# Your instructions
How many lines of the entries below include the word "chart"? Answer with the number alone.

-- Items start --

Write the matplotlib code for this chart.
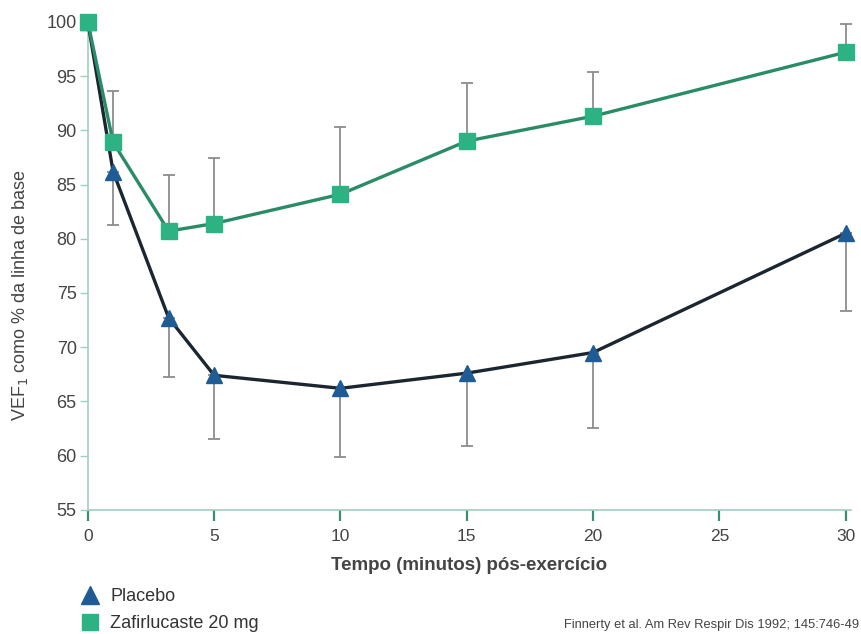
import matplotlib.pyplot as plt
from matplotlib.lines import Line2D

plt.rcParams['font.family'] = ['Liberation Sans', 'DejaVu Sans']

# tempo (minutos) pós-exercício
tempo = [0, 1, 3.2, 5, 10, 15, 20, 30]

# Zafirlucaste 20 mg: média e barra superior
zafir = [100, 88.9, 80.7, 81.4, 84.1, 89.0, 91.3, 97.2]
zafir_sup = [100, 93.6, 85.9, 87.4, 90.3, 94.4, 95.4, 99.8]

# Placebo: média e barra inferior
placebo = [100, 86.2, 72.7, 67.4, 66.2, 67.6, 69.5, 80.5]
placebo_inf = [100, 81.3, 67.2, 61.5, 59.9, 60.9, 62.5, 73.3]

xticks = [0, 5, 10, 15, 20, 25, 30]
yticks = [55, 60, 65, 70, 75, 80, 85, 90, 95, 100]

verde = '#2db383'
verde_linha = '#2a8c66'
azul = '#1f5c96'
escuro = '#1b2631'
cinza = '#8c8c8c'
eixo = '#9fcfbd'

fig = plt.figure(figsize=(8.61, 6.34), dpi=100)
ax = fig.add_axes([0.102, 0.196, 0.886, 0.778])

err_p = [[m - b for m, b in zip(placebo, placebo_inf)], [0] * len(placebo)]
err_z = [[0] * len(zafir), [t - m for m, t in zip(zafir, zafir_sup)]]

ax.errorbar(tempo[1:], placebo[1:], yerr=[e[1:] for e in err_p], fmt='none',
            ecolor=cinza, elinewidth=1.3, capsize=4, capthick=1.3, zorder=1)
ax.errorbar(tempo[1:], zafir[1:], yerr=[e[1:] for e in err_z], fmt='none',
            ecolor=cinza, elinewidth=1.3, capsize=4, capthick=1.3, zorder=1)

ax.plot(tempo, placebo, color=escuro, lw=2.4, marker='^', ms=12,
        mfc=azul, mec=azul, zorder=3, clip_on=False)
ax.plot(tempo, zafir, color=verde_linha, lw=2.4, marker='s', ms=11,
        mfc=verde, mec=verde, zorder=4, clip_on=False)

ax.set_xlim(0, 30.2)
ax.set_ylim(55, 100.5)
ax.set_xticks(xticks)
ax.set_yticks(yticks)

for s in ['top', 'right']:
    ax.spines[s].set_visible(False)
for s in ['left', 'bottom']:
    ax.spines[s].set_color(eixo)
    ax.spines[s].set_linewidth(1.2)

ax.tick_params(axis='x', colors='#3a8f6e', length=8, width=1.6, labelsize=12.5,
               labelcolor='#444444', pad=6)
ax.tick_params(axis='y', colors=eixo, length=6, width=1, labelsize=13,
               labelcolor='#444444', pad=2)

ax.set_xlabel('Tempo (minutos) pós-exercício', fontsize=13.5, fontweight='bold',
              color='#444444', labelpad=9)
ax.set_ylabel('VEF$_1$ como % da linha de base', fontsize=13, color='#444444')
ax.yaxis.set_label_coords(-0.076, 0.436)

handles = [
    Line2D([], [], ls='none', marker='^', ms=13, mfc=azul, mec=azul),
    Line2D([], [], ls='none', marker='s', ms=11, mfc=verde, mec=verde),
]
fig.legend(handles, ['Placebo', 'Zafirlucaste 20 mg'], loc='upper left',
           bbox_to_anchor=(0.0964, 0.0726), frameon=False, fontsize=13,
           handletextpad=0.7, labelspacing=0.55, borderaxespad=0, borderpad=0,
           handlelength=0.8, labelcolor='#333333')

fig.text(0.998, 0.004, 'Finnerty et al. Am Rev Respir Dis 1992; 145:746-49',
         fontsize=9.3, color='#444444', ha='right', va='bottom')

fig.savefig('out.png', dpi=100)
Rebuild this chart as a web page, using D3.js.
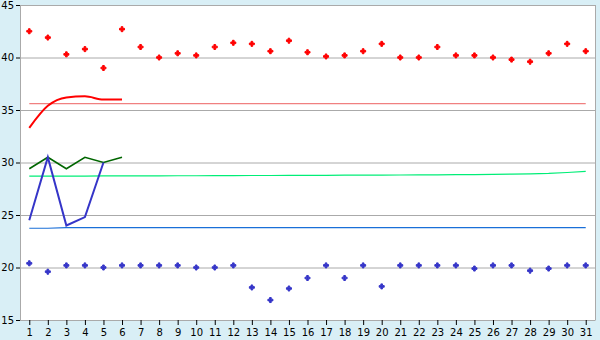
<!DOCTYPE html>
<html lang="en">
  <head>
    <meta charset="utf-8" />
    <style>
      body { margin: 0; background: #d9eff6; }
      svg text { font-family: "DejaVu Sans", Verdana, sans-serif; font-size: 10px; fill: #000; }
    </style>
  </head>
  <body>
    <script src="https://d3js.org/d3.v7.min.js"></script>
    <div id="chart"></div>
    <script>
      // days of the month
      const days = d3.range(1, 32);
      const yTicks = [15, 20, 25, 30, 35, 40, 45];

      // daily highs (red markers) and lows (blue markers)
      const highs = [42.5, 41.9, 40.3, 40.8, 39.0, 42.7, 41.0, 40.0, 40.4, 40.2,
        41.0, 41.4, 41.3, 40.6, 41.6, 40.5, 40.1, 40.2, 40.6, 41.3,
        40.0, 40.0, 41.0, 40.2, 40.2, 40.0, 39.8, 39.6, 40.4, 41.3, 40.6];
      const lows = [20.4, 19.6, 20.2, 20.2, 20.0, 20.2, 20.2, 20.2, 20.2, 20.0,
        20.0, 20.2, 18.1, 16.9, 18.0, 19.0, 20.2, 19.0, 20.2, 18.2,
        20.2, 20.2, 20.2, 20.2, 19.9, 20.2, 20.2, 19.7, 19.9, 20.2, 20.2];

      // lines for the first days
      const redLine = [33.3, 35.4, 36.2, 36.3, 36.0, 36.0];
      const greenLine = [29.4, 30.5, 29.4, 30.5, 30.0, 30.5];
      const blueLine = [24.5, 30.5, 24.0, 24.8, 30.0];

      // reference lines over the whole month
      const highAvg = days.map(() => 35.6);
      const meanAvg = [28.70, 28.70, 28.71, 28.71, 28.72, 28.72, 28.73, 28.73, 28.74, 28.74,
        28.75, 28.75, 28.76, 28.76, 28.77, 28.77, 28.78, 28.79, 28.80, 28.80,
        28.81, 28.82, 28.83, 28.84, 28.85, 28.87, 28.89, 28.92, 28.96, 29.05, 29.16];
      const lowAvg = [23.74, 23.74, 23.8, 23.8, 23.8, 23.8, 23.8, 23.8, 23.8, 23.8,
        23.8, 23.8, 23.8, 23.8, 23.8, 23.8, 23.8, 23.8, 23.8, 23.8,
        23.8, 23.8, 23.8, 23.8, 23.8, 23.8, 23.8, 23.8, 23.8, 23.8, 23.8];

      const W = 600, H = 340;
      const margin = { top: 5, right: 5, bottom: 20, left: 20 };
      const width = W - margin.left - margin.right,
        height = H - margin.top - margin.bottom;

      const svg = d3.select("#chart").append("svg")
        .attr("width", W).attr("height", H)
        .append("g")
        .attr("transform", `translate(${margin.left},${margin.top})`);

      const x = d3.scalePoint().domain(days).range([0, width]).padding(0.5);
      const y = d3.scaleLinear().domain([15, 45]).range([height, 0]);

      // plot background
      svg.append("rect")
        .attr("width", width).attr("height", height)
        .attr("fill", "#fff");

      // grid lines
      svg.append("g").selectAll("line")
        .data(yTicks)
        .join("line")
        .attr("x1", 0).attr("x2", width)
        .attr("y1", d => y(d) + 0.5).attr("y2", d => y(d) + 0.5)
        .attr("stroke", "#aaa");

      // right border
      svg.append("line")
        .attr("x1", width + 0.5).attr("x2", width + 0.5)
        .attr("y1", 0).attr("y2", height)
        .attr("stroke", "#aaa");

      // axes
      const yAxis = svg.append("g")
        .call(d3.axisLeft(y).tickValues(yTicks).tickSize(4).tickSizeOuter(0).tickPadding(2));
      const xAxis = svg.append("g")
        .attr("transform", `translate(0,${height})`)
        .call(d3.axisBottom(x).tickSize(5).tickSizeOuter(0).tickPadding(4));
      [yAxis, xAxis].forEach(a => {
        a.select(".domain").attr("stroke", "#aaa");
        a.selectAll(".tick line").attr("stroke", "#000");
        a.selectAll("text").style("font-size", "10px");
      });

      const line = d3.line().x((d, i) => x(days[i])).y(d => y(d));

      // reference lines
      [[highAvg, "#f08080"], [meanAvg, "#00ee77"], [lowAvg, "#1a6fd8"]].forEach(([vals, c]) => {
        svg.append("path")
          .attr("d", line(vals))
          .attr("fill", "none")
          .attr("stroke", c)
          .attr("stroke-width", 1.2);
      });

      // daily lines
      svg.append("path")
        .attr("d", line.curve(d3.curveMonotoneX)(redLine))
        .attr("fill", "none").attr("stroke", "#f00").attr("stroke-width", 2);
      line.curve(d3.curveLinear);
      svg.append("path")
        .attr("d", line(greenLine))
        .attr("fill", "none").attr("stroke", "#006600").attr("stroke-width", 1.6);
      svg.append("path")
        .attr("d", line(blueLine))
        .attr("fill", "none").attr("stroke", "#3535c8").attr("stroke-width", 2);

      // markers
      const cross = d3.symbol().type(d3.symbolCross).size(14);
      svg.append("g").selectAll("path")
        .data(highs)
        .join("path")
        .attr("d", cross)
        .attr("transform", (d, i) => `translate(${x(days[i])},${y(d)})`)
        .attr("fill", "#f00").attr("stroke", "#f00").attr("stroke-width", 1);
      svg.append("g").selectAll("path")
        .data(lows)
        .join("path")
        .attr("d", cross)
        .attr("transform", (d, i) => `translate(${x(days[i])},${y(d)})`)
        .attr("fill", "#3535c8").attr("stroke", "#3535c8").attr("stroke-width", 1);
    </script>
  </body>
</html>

-- Items end --

# Task answer
4